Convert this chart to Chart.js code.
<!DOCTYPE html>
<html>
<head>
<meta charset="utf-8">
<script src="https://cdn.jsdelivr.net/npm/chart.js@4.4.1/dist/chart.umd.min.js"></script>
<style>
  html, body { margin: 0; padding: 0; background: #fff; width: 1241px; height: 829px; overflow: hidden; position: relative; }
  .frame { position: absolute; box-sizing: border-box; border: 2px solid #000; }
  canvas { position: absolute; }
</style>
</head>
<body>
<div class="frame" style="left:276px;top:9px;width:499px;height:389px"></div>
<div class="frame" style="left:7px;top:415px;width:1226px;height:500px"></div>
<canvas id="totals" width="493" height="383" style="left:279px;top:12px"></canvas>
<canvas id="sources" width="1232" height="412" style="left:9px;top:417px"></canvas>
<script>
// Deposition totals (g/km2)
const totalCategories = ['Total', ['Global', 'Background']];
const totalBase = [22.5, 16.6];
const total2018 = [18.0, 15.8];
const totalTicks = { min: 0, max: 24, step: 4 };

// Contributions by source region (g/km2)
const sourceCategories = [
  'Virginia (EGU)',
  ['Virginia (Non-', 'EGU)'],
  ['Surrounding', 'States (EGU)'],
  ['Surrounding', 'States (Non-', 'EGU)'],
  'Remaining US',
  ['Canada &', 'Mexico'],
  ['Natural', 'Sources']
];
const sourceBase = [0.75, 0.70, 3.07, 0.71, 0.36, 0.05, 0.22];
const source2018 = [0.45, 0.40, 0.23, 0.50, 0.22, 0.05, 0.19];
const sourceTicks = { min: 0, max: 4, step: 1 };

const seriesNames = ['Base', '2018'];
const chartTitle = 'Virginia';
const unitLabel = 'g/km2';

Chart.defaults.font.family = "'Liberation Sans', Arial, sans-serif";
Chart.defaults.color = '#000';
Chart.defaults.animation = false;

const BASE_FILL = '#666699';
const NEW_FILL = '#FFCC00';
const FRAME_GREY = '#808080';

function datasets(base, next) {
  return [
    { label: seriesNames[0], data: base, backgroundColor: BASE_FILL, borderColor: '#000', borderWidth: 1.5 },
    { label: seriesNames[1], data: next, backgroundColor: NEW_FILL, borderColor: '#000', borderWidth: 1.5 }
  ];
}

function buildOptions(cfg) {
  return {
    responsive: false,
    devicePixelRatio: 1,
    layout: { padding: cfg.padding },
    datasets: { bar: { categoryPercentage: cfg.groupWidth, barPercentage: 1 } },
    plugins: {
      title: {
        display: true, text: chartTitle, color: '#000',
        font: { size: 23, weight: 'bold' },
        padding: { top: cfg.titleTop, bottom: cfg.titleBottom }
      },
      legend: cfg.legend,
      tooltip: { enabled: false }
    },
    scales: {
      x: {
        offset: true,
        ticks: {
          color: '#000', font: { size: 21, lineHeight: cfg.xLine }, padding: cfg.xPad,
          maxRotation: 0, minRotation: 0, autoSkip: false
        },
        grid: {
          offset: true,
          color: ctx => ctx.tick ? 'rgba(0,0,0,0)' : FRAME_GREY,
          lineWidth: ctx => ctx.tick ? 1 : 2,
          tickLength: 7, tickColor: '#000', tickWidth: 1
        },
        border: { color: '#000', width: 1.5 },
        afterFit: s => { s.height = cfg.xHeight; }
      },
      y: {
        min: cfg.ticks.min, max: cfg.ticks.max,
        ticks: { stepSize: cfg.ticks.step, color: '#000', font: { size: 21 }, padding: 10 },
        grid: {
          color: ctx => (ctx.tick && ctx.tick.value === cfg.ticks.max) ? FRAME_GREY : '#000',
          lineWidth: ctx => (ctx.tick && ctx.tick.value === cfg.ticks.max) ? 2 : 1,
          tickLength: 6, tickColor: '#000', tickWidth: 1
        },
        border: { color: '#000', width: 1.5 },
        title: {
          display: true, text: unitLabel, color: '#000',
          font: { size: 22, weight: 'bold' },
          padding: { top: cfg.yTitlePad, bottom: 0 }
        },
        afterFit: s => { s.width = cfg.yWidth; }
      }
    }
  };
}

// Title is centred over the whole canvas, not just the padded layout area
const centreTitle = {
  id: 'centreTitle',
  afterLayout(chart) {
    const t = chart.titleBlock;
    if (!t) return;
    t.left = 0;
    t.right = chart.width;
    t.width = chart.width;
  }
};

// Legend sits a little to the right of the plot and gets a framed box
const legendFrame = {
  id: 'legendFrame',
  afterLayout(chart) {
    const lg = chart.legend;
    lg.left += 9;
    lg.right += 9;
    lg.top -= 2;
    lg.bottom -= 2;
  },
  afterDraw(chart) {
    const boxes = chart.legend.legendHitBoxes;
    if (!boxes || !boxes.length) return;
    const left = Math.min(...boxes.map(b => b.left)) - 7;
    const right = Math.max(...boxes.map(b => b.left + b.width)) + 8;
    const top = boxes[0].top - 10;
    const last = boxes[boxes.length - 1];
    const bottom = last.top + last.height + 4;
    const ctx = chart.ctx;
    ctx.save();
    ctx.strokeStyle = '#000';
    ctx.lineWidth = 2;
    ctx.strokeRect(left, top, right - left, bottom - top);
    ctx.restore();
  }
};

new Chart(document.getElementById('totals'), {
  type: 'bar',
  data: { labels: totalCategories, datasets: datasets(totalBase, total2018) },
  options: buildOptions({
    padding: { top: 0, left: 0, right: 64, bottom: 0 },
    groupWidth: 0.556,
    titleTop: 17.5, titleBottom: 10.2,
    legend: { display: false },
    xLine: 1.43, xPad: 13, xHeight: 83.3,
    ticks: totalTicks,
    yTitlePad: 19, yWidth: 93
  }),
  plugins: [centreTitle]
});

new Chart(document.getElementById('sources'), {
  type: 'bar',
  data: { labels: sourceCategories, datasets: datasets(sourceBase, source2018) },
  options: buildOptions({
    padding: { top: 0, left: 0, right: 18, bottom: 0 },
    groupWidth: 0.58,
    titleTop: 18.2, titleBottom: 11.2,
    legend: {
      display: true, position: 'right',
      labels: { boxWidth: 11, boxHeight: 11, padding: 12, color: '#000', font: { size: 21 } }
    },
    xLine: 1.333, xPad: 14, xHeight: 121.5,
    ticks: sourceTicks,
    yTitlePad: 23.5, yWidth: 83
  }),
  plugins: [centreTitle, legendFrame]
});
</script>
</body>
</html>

### WRITTEN TASK
Return every line of the material exactly.

### EXERCISE RESPONSE
Convert this chart to Chart.js code.
<!DOCTYPE html>
<html>
<head>
<meta charset="utf-8">
<script src="https://cdn.jsdelivr.net/npm/chart.js@4.4.1/dist/chart.umd.min.js"></script>
<style>
  html, body { margin: 0; padding: 0; background: #fff; width: 1241px; height: 829px; overflow: hidden; position: relative; }
  .frame { position: absolute; box-sizing: border-box; border: 2px solid #000; }
  canvas { position: absolute; }
</style>
</head>
<body>
<div class="frame" style="left:276px;top:9px;width:499px;height:389px"></div>
<div class="frame" style="left:7px;top:415px;width:1226px;height:500px"></div>
<canvas id="totals" width="493" height="383" style="left:279px;top:12px"></canvas>
<canvas id="sources" width="1232" height="412" style="left:9px;top:417px"></canvas>
<script>
// Deposition totals (g/km2)
const totalCategories = ['Total', ['Global', 'Background']];
const totalBase = [22.5, 16.6];
const total2018 = [18.0, 15.8];
const totalTicks = { min: 0, max: 24, step: 4 };

// Contributions by source region (g/km2)
const sourceCategories = [
  'Virginia (EGU)',
  ['Virginia (Non-', 'EGU)'],
  ['Surrounding', 'States (EGU)'],
  ['Surrounding', 'States (Non-', 'EGU)'],
  'Remaining US',
  ['Canada &', 'Mexico'],
  ['Natural', 'Sources']
];
const sourceBase = [0.75, 0.70, 3.07, 0.71, 0.36, 0.05, 0.22];
const source2018 = [0.45, 0.40, 0.23, 0.50, 0.22, 0.05, 0.19];
const sourceTicks = { min: 0, max: 4, step: 1 };

const seriesNames = ['Base', '2018'];
const chartTitle = 'Virginia';
const unitLabel = 'g/km2';

Chart.defaults.font.family = "'Liberation Sans', Arial, sans-serif";
Chart.defaults.color = '#000';
Chart.defaults.animation = false;

const BASE_FILL = '#666699';
const NEW_FILL = '#FFCC00';
const FRAME_GREY = '#808080';

function datasets(base, next) {
  return [
    { label: seriesNames[0], data: base, backgroundColor: BASE_FILL, borderColor: '#000', borderWidth: 1.5 },
    { label: seriesNames[1], data: next, backgroundColor: NEW_FILL, borderColor: '#000', borderWidth: 1.5 }
  ];
}

function buildOptions(cfg) {
  return {
    responsive: false,
    devicePixelRatio: 1,
    layout: { padding: cfg.padding },
    datasets: { bar: { categoryPercentage: cfg.groupWidth, barPercentage: 1 } },
    plugins: {
      title: {
        display: true, text: chartTitle, color: '#000',
        font: { size: 23, weight: 'bold' },
        padding: { top: cfg.titleTop, bottom: cfg.titleBottom }
      },
      legend: cfg.legend,
      tooltip: { enabled: false }
    },
    scales: {
      x: {
        offset: true,
        ticks: {
          color: '#000', font: { size: 21, lineHeight: cfg.xLine }, padding: cfg.xPad,
          maxRotation: 0, minRotation: 0, autoSkip: false
        },
        grid: {
          offset: true,
          color: ctx => ctx.tick ? 'rgba(0,0,0,0)' : FRAME_GREY,
          lineWidth: ctx => ctx.tick ? 1 : 2,
          tickLength: 7, tickColor: '#000', tickWidth: 1
        },
        border: { color: '#000', width: 1.5 },
        afterFit: s => { s.height = cfg.xHeight; }
      },
      y: {
        min: cfg.ticks.min, max: cfg.ticks.max,
        ticks: { stepSize: cfg.ticks.step, color: '#000', font: { size: 21 }, padding: 10 },
        grid: {
          color: ctx => (ctx.tick && ctx.tick.value === cfg.ticks.max) ? FRAME_GREY : '#000',
          lineWidth: ctx => (ctx.tick && ctx.tick.value === cfg.ticks.max) ? 2 : 1,
          tickLength: 6, tickColor: '#000', tickWidth: 1
        },
        border: { color: '#000', width: 1.5 },
        title: {
          display: true, text: unitLabel, color: '#000',
          font: { size: 22, weight: 'bold' },
          padding: { top: cfg.yTitlePad, bottom: 0 }
        },
        afterFit: s => { s.width = cfg.yWidth; }
      }
    }
  };
}

// Title is centred over the whole canvas, not just the padded layout area
const centreTitle = {
  id: 'centreTitle',
  afterLayout(chart) {
    const t = chart.titleBlock;
    if (!t) return;
    t.left = 0;
    t.right = chart.width;
    t.width = chart.width;
  }
};

// Legend sits a little to the right of the plot and gets a framed box
const legendFrame = {
  id: 'legendFrame',
  afterLayout(chart) {
    const lg = chart.legend;
    lg.left += 9;
    lg.right += 9;
    lg.top -= 2;
    lg.bottom -= 2;
  },
  afterDraw(chart) {
    const boxes = chart.legend.legendHitBoxes;
    if (!boxes || !boxes.length) return;
    const left = Math.min(...boxes.map(b => b.left)) - 7;
    const right = Math.max(...boxes.map(b => b.left + b.width)) + 8;
    const top = boxes[0].top - 10;
    const last = boxes[boxes.length - 1];
    const bottom = last.top + last.height + 4;
    const ctx = chart.ctx;
    ctx.save();
    ctx.strokeStyle = '#000';
    ctx.lineWidth = 2;
    ctx.strokeRect(left, top, right - left, bottom - top);
    ctx.restore();
  }
};

new Chart(document.getElementById('totals'), {
  type: 'bar',
  data: { labels: totalCategories, datasets: datasets(totalBase, total2018) },
  options: buildOptions({
    padding: { top: 0, left: 0, right: 64, bottom: 0 },
    groupWidth: 0.556,
    titleTop: 17.5, titleBottom: 10.2,
    legend: { display: false },
    xLine: 1.43, xPad: 13, xHeight: 83.3,
    ticks: totalTicks,
    yTitlePad: 19, yWidth: 93
  }),
  plugins: [centreTitle]
});

new Chart(document.getElementById('sources'), {
  type: 'bar',
  data: { labels: sourceCategories, datasets: datasets(sourceBase, source2018) },
  options: buildOptions({
    padding: { top: 0, left: 0, right: 18, bottom: 0 },
    groupWidth: 0.58,
    titleTop: 18.2, titleBottom: 11.2,
    legend: {
      display: true, position: 'right',
      labels: { boxWidth: 11, boxHeight: 11, padding: 12, color: '#000', font: { size: 21 } }
    },
    xLine: 1.333, xPad: 14, xHeight: 121.5,
    ticks: sourceTicks,
    yTitlePad: 23.5, yWidth: 83
  }),
  plugins: [centreTitle, legendFrame]
});
</script>
</body>
</html>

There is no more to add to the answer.